Enterprises are eager to tap into AI, but many are becoming equally concerned about where their data resides, how it is processed, and whether AI systems operate within regional privacy and regulatory boundaries. This concern opens a new opportunity for operators: delivering sovereign, agentic AI services that run inside protected, country-specific environments.

Operators already have hard-earned reputations for trust, security, and compliance—qualities that become even more valuable as AI systems move from advisory roles to active execution. By offering secure, locally anchored AI platforms that support agentic workflows, operators can extend their role beyond connectivity and position themselves as trusted AI execution partners for enterprises. This goes beyond hosting models; it enables enterprises to deploy AI agents that can operate on sensitive data and comply with local guidelines and regulations.

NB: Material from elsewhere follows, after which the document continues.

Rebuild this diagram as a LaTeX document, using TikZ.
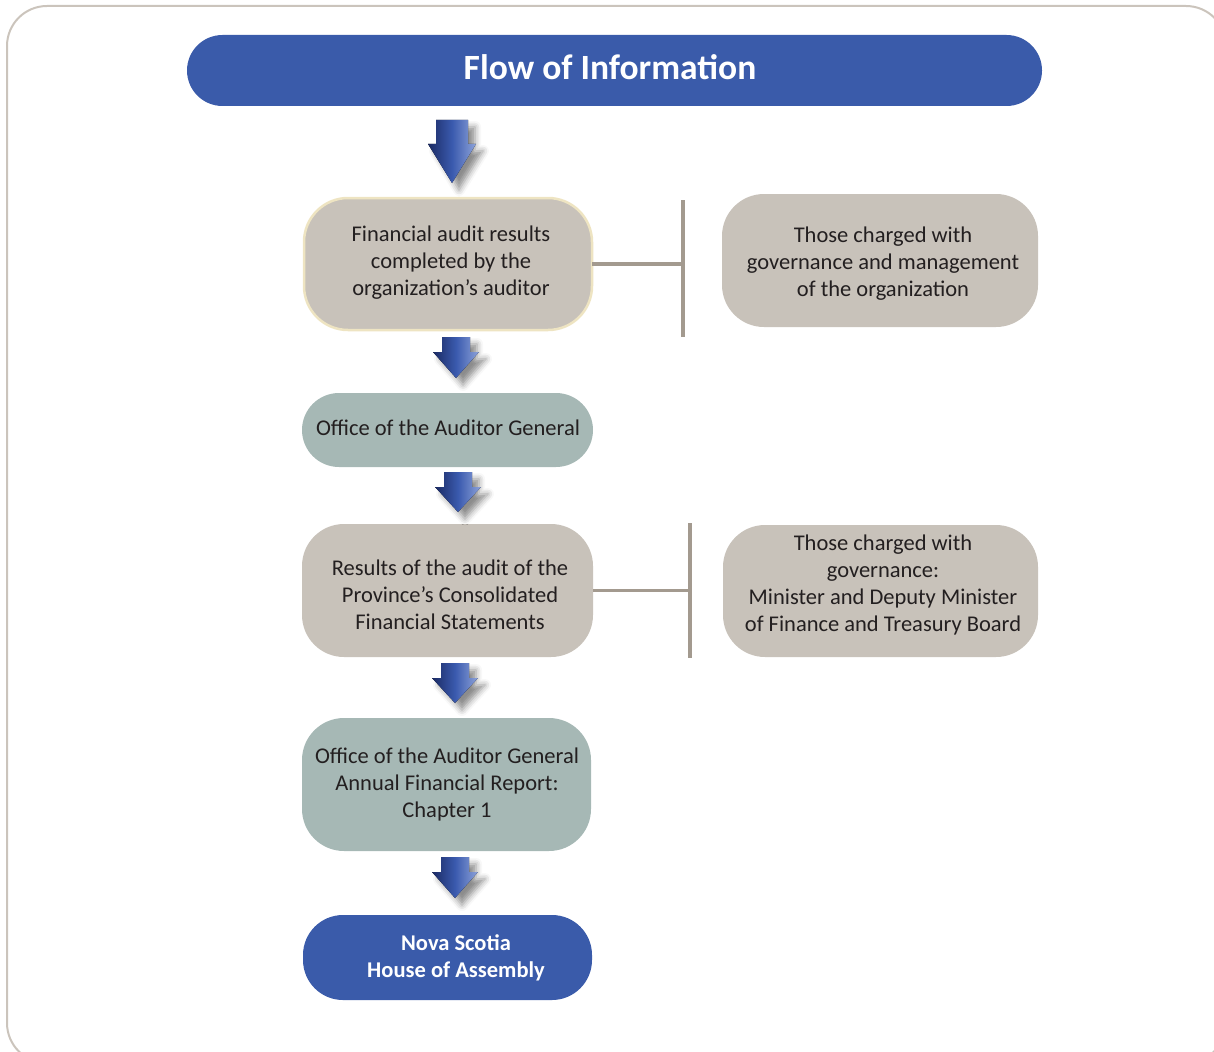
\documentclass[tikz,border=0pt]{standalone}
\usepackage{fontspec}
\setmainfont{Carlito}
\usetikzlibrary{shadows.blur}
\definecolor{boxgray}{HTML}{C8C2BA}
\definecolor{boxteal}{HTML}{A6B8B5}
\definecolor{titleblue}{HTML}{3A5BAA}
\definecolor{cream}{HTML}{EEE4C2}
\definecolor{conn}{HTML}{A39A8F}
\definecolor{framecol}{HTML}{CBC4BC}
\definecolor{ink}{HTML}{231F20}
\definecolor{arrdark}{HTML}{1B2A63}
\definecolor{arrmid}{HTML}{3A5AAE}
\definecolor{arrlight}{HTML}{8EA3DA}
\newcommand\flowarrow[6]{%
  \fill[arrowfill] (#1-#3/2,#2) -- (#1+#3/2,#2) -- (#1+#3/2,#2+#5) -- (#1+#4/2,#2+#5)
    -- (#1,#2+#5+#6) -- (#1-#4/2,#2+#5) -- (#1-#3/2,#2+#5) -- cycle;}
\begin{document}
\begin{tikzpicture}[x=1pt,y=-1pt,
  base/.style={inner sep=0pt, outer sep=0pt},
  graybox/.style={base, fill=boxgray},
  tealbox/.style={base, fill=boxteal},
  bluebox/.style={base, fill=titleblue},
  txt/.style={inner sep=0pt, align=center, text=ink, font=\fontsize{22.5}{27}\selectfont},
  whitetxt/.style={txt, text=white, font=\fontsize{22.5}{27}\selectfont\bfseries},
  connector/.style={draw=conn, line width=3.2pt},
  arrowfill/.style={left color=arrdark, right color=arrlight, middle color=arrmid,
    blur shadow={shadow xshift=7pt, shadow yshift=-7pt, shadow blur radius=6pt, shadow opacity=45}}
]
\useasboundingbox (0,0) rectangle (1214,1051);
\begin{scope}
\clip (0,0) rectangle (1214,1051);
\draw[framecol, line width=2pt, rounded corners=40pt] (7,6) rectangle (1226,1063);
\end{scope}

% title
\node[bluebox, minimum width=855pt, minimum height=71pt, rounded corners=35.5pt] (title) at (614.5,70.5) {};
\node[txt, text=white, font=\fontsize{35.5}{40}\selectfont\bfseries] (titlet) at (610,67) {Flow of Information};

% left column
\node[graybox, draw=cream, line width=2.5pt, minimum width=288pt, minimum height=132pt,
  rounded corners=44pt] (b1) at (448,264) {};
\node[txt] (b1t) at (451,263) {Financial audit results\\completed by the\\organization’s auditor};
\node[tealbox, minimum width=291pt, minimum height=74pt, rounded corners=37pt] (b2) at (447.5,430) {};
\node[txt] (b2t) at (448,428) {Office of the Auditor General};
\node[graybox, minimum width=291pt, minimum height=133pt, rounded corners=42pt] (b3) at (447.5,590.5) {};
\node[txt] (b3t) at (450,595) {Results of the audit of the\\Province’s Consolidated\\Financial Statements};
\node[tealbox, minimum width=289pt, minimum height=133pt, rounded corners=42pt] (b4) at (446.5,784.5) {};
\node[txt] (b4t) at (447,784) {Office of the Auditor General\\Annual Financial Report:\\Chapter 1};
\node[bluebox, minimum width=289pt, minimum height=85pt, rounded corners=40pt] (b5) at (447.5,957.5) {};
\node[whitetxt] (b5t) at (456,958) {Nova Scotia\\House of Assembly};

% right column
\node[graybox, minimum width=316pt, minimum height=133pt, rounded corners=42pt] (r1) at (880,260.5) {};
\node[txt] (r1t) at (883,264) {Those charged with\\governance and management\\of the organization};
\node[graybox, minimum width=315pt, minimum height=132pt, rounded corners=42pt] (r2) at (880.5,591) {};
\node[txt] (r2t) at (883,585)
  {Those charged with\\governance:\\Minister and Deputy Minister\\of Finance and Treasury Board};

% connectors
\coordinate (v1t) at (683,200);
\coordinate (v1b) at (683,337);
\coordinate (v2t) at (690,523);
\coordinate (v2b) at (690,658);
\draw[connector] (b1.east) -- (b1.east -| v1t);
\draw[connector] (v1t) -- (v1b);
\draw[connector] (b3.east) -- (b3.east -| v2t);
\draw[connector] (v2t) -- (v2b);

% arrows
\flowarrow{452}{120}{32}{48}{24}{39}
\flowarrow{456}{337}{28}{46}{15}{26}
\flowarrow{458}{472}{28}{46}{15}{25}
\flowarrow{455}{663}{28}{46}{15}{25}
\flowarrow{455}{857}{28}{46}{15}{26}
\end{tikzpicture}
\end{document}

AI is everywhere, but it demands a different kind of ambition from operators. It must be treated as more than just another incremental technology wave. Agentic AI, in particular, challenges operators to rethink how decisions are made, how actions are executed, and how value is created across the business. Success will depend on disciplined data foundations, human-centred governance, and the confidence to pursue new revenue models with clarity and intent. Operators cannot afford to let another opportunity pass by.